The Iowa coaches did not discuss a possible scholarship offer with Okwarabizie on Saturday, he said.

"It was just general conversation," he said. "They were asking me how I was doing in class and in school. They were asking me how basketball season has been going. They were really upbeat with me and said they were impressed."

Okwarabizie said he's happy with how recruiting is going for him. He plans to be playing college basketball next season.

"To be honest, all of these colleges and D-I schools, everyone is just knocking on my door right now," Okwarabizie said. "I'm available so anyone can recruit me. I don't want to come across to schools as being cocky so I'm trying to stay open to everybody. I want them to realize that I'm humble and willing to go wherever. I'm hoping it's a D-I school.

"I have time, though. The signing period isn't until April. My focus now is on my season and trying to finish it strong. Also, I'm trying to do the best I can in class. My grades are looking good right now but I want them to be as high as possible. I'm concentrating on school and basketball and the recruiting will take care of itself."
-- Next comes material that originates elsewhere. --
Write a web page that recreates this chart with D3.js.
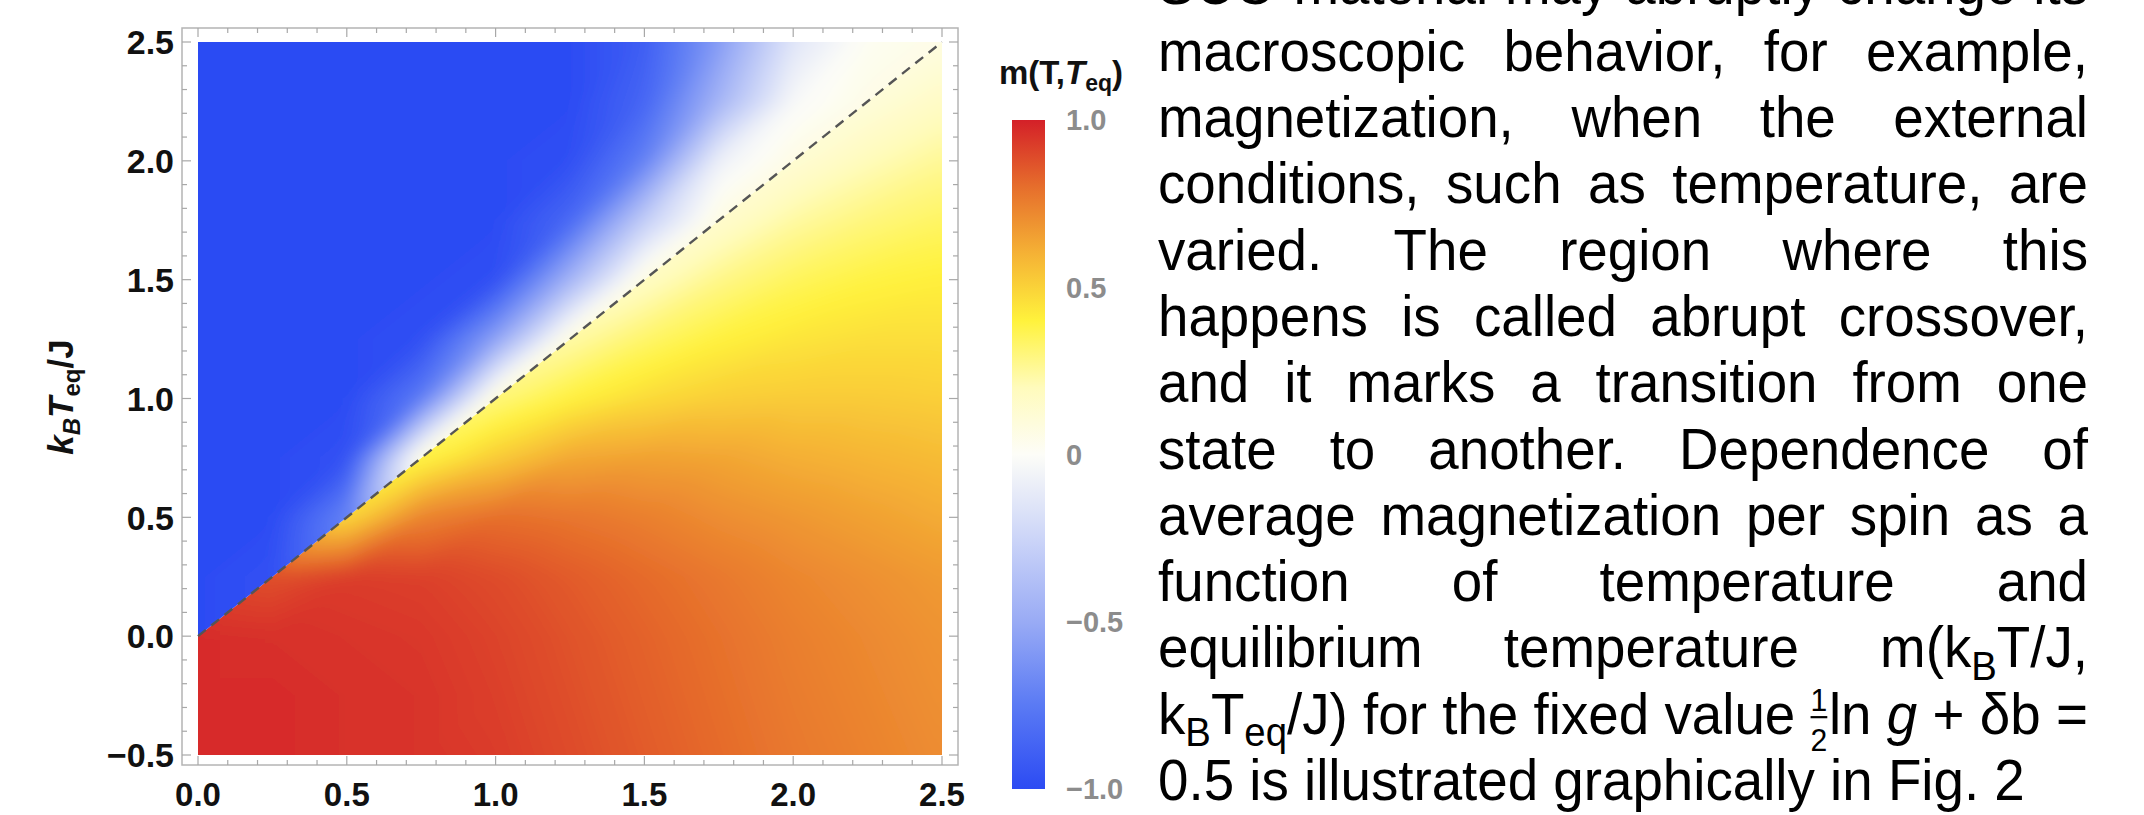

Okwarabizie spoke Saturday with former East High standout Adam Woodbury, Iowa's starting center. Francis encouraged the conversation.

"He said Adam Woodbury and Mike Gesell, those are the guys I should talk to about what it's like to be a college player; what it's like as a freshman," Okwarabizie said. "They could give me insight."

While Okwarabizie's college destination remains up in the air, he's found a field of study he will be avoiding.

"I'm not really a big fan of math," he said. "It's probably going to be something not involving math. I've been researching some of the schools and what they have. They have so many things that you can choose from. But I'm looking to choose something in mass communications or public relations."